American baseball player (1894–1972)

George Harold Cunningham (July 13, 1894 – March 10, 1972) was an American baseball pitcher. He played professional baseball for 14 years, from 1914 to 1927, including parts of five seasons in Major League Baseball with the Detroit Tigers from 1916 to 1919 and in 1921. Cunningham appeared in 162 major league games, 123 as a pitcher, compiling a 16–25 win–loss record with a 3.13 earned run average (ERA). He also played for the Chattanooga Lookouts in 1915 and 1920 to 1927.

==Early years==
Cunningham was born in Sturgeon Lake, Minnesota, in 1894.

==Professional baseball==
Cunningham began his career in professional baseball in 1914 with Duluth White Sox of the Northern League. He appeared in 45 games for Duluth and compiled a 23–10 record.

In 1915, Cunningham attended spring training with the Detroit Tigers, but was farmed out on April 2, 1915, to the Chattanooga Lookouts of the Southern Association. He appeared in 46 games for the Lookouts and compiled a 24–12 record. Despite playing for a team with a losing record, Cunningham led the Southern Association with a .667 winning percentage.

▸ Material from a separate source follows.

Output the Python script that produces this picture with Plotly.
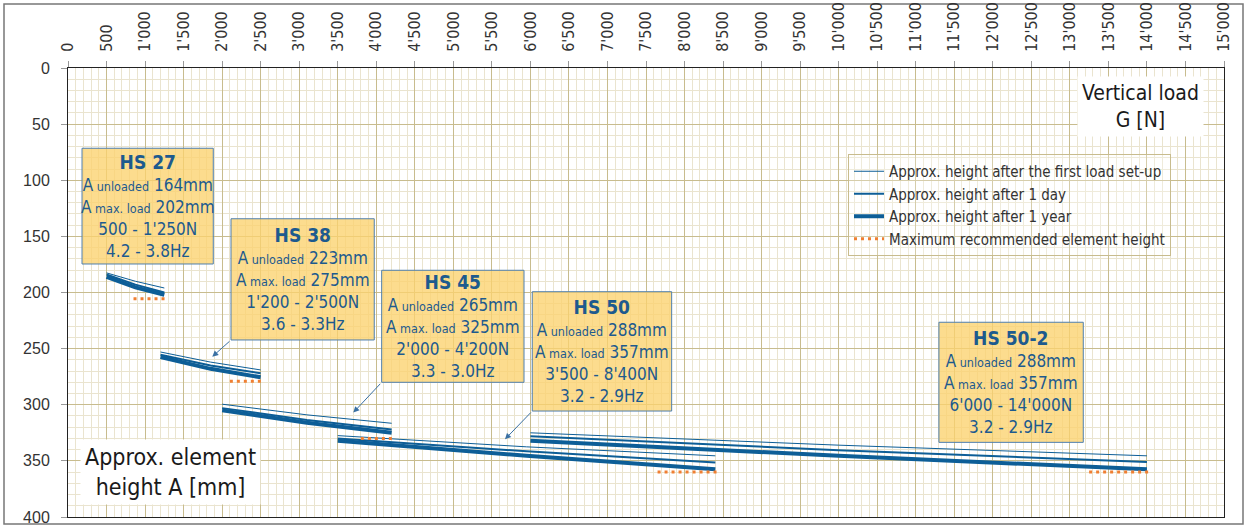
import plotly.graph_objects as go

# ---------------- data ----------------
products = ["HS 27", "HS 38", "HS 45", "HS 50", "HS 50-2"]
a_unloaded = [164, 223, 265, 288, 288]
a_max_load = [202, 275, 325, 357, 357]
load_ranges = ["500 - 1'250", "1'200 - 2'500", "2'000 - 4'200", "3'500 - 8'400", "6'000 - 14'000"]
freq_ranges = ["4.2 - 3.8", "3.6 - 3.3", "3.3 - 3.0", "3.2 - 2.9", "3.2 - 2.9"]

load_points = [[500, 875, 1250], [1200, 1850, 2500], [2000, 3100, 4200],
               [3500, 5950, 8400], [6000, 10000, 14000]]
h_first_setup = [[182.5, 190, 196], [253, 262, 269], [299.5, 309, 316.5],
                 [327.5, 337.5, 345.5], [325, 336, 345.5]]
h_after_1_day = [[184, 193, 200], [255.5, 265, 272], [303, 313.5, 322],
                 [330, 341.5, 351.5], [328, 340.5, 351]]
h_after_1_year = [[186, 195.5, 202], [257.5, 268, 275.5], [305, 316, 325],
                  [332, 345.5, 357.5], [332, 345.5, 357.5]]
max_height_load = [[850, 1300], [2100, 2550], [3800, 4250], [7650, 8450], [13250, 14050]]
max_height = [205.5, 279, 330, 360, 360]

x_tickvals = list(range(0, 15001, 500))
x_ticktext = ["0", "500", "1'000", "1'500", "2'000", "2'500", "3'000", "3'500", "4'000",
              "4'500", "5'000", "5'500", "6'000", "6'500", "7'000", "7'500", "8'000",
              "8'500", "9'000", "9'500", "10'000", "10'500", "11'000", "11'500", "12'000",
              "12'500", "13'000", "13'500", "14'000", "14'500", "15'000"]
y_tickvals = [0, 50, 100, 150, 200, 250, 300, 350, 400]

legend_names = ["Approx. height after the first load set-up", "Approx. height after 1 day",
                "Approx. height after 1 year", "Maximum recommended element height"]

# ---------------- style ----------------
W, H = 1246, 527
L, R, T, B = 68, 22, 68, 10
NARROW = "Liberation Sans Narrow, Arial Narrow, DejaVu Sans Condensed, sans-serif"
REG = "Liberation Sans, Arial, sans-serif"
BLUE = "#0d5e97"
ORANGE = "#f07f32"
TXT_BLUE = "#1d5a8e"
MAJ = "rgb(200,188,142)"
MIN = "rgb(234,228,207)"


def join(xs_list, ys_list):
    xs, ys = [], []
    for xs_i, ys_i in zip(xs_list, ys_list):
        xs += list(xs_i) + [None]
        ys += list(ys_i) + [None]
    return xs, ys


fig = go.Figure()
for name, series, lw in [(legend_names[0], h_first_setup, 1),
                         (legend_names[1], h_after_1_day, 2),
                         (legend_names[2], h_after_1_year, 4)]:
    xs, ys = join(load_points, series)
    fig.add_trace(go.Scatter(x=xs, y=ys, mode="lines", name=name,
                             line=dict(color=BLUE, width=lw), hoverinfo="skip"))
xs, ys = join(max_height_load, [[h, h] for h in max_height])
fig.add_trace(go.Scatter(x=xs, y=ys, mode="lines", name=legend_names[3],
                         line=dict(color=ORANGE, width=3, dash="3px,4px"), hoverinfo="skip"))

# info boxes (layout positions in data coordinates)
box_pos = [(182, 1885, 71.5, 174.6), (2115, 3974, 134.3, 242.3), (4070, 5917, 180.2, 280),
           (6024, 7833, 199.3, 305.6), (11301, 13174, 226.5, 333.5)]
shapes = []
annotations = []
for i, (x0, x1, y0, y1) in enumerate(box_pos):
    shapes.append(dict(type="rect", xref="x", yref="y", x0=x0, x1=x1, y0=y0, y1=y1,
                       fillcolor="rgba(251,210,110,0.78)", line=dict(color="#4f7fae", width=1),
                       layer="above"))
    txt = (f"<span style='font-size:19px'><b>{products[i]}</b></span><br>"
           f"A<span style='font-size:12.5px'> unloaded</span> {a_unloaded[i]}mm<br>"
           f"A<span style='font-size:12.5px'> max. load</span> {a_max_load[i]}mm<br>"
           f"{load_ranges[i]}N<br>{freq_ranges[i]}Hz")
    annotations.append(dict(x=(x0 + x1) / 2, y=(y0 + y1) / 2, xref="x", yref="y",
                            text=txt, showarrow=False, xanchor="center", yanchor="middle",
                            font=dict(family=NARROW, size=17, color=TXT_BLUE), align="center"))

# arrows (tail -> head) in data coords
arrows = [((2115, 242.3), (1872, 257.2)), ((4070, 280), (3702, 307)), ((6024, 305.6), (5670, 330.8))]
for (tx, ty), (hx, hy) in arrows:
    annotations.append(dict(x=hx, y=hy, ax=tx, ay=ty, xref="x", yref="y", axref="x", ayref="y",
                            text="", showarrow=True, arrowhead=2, arrowsize=1.2, arrowwidth=1,
                            arrowcolor="#3a70a3"))

pw, ph = W - L - R, H - T - B


def px(xp):
    return (xp - L) / pw


def py(yp):
    return 1 - (yp - T) / ph


# axis title boxes
annotations.append(dict(x=px(1140), y=py(106), xref="paper", yref="paper",
                        text="Vertical load<br>G [N]", showarrow=False,
                        xanchor="center", yanchor="middle", bgcolor="white", borderpad=4,
                        font=dict(family=NARROW, size=21, color="#1a1a1a")))
annotations.append(dict(x=px(170), y=py(472), xref="paper", yref="paper",
                        text="Approx. element<br>height A [mm]", showarrow=False,
                        xanchor="center", yanchor="middle", bgcolor="white", borderpad=4,
                        font=dict(family=NARROW, size=23, color="#1a1a1a")))

# outer frame
shapes.append(dict(type="rect", xref="paper", yref="paper", x0=px(4), x1=px(1243),
                   y0=py(524), y1=py(4), line=dict(color="#777", width=1.5), layer="below"))

fig.update_layout(
    width=W, height=H, margin=dict(l=L, r=R, t=T, b=B, autoexpand=False),
    paper_bgcolor="white", plot_bgcolor="white",
    shapes=shapes, annotations=annotations,
    showlegend=True,
    legend=dict(x=px(848), y=py(154), xanchor="left", yanchor="top",
                bgcolor="rgba(255,255,255,0.25)", bordercolor=MAJ, borderwidth=1,
                font=dict(family=NARROW, size=15, color="#333"), itemwidth=30,
                tracegroupgap=0),
    xaxis=dict(range=[0, 15000], side="top", tickvals=x_tickvals, ticktext=x_ticktext,
               tickangle=-90, tickfont=dict(family=NARROW, size=16, color="#333"),
               showgrid=True, gridcolor=MAJ, gridwidth=1, zeroline=False,
               showline=True, linecolor="#222", linewidth=1, mirror=True,
               ticks="outside", ticklen=6, tickcolor="#999", ticklabelstandoff=6,
               minor=dict(dtick=100, showgrid=True, gridcolor=MIN, gridwidth=1, ticks=""),
               fixedrange=True),
    yaxis=dict(range=[400, 0], tickvals=y_tickvals,
               tickfont=dict(family=REG, size=16, color="#333"),
               showgrid=True, gridcolor=MAJ, gridwidth=1, zeroline=False,
               showline=True, linecolor="#222", linewidth=1, mirror=True,
               ticks="outside", ticklen=6, tickcolor="#999", ticklabelstandoff=8,
               minor=dict(dtick=10, showgrid=True, gridcolor=MIN, gridwidth=1, ticks=""),
               fixedrange=True),
)

fig.write_html("out.html", config={"displayModeBar": False},
               post_script="document.body.style.margin='0';document.body.style.overflow='hidden';")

On August 15, 1915, the Lookouts sold Cunningham back to the Detroit Tigers with the caveat that he need not report to Detroit until the Lookouts' season had ended. On March 29, 1916, Cunningham pitched a shutout in a spring training game with E. A. Batchelor writing that the spitball was his "most deadly weapon". Cunningham remained with the Tigers for a total of four years from 1916 to 1919, pitched in 123 games for the Tigers, including 36 as a starter, and compiled a record of 16–25 with a 3.13 earned run average (ERA) in 477 innings pitched. During the 1917 season, he ranked among the American League leaders with 44 pitching appearances (tenth) and 24 games finished (second).

Cunningham was also a strong hitter for a pitcher. He had a career on-base percentage of .337 (.438 in 1919), 36 walks, 10 extra base hits and 13 RBIs. When Cunningham complained to manager Hughie Jennings about the injury-depleted Tiger outfield of 1918, Jennings had Cunningham play right field for three weeks. He appeared in 20 games as an outfielder in 1918, including 14 as the team's starting right fielder.

In 1920, Cunningham returned to Chattanooga, appearing in 40 games and compiling a 19–21 record. On May 2, 1921, Cunningham returned briefly to the Tigers, appearing in one game as a right fielder without having a plate appearance. He was promptly returned to Chattanooga where he continued to play from 1921 to 1927. He also played for the Birmingham Barons of the Southern Association from 1926 to 1927.

==Later years==
Cunningham died in 1972 at age 77 in Chattanooga, Tennessee.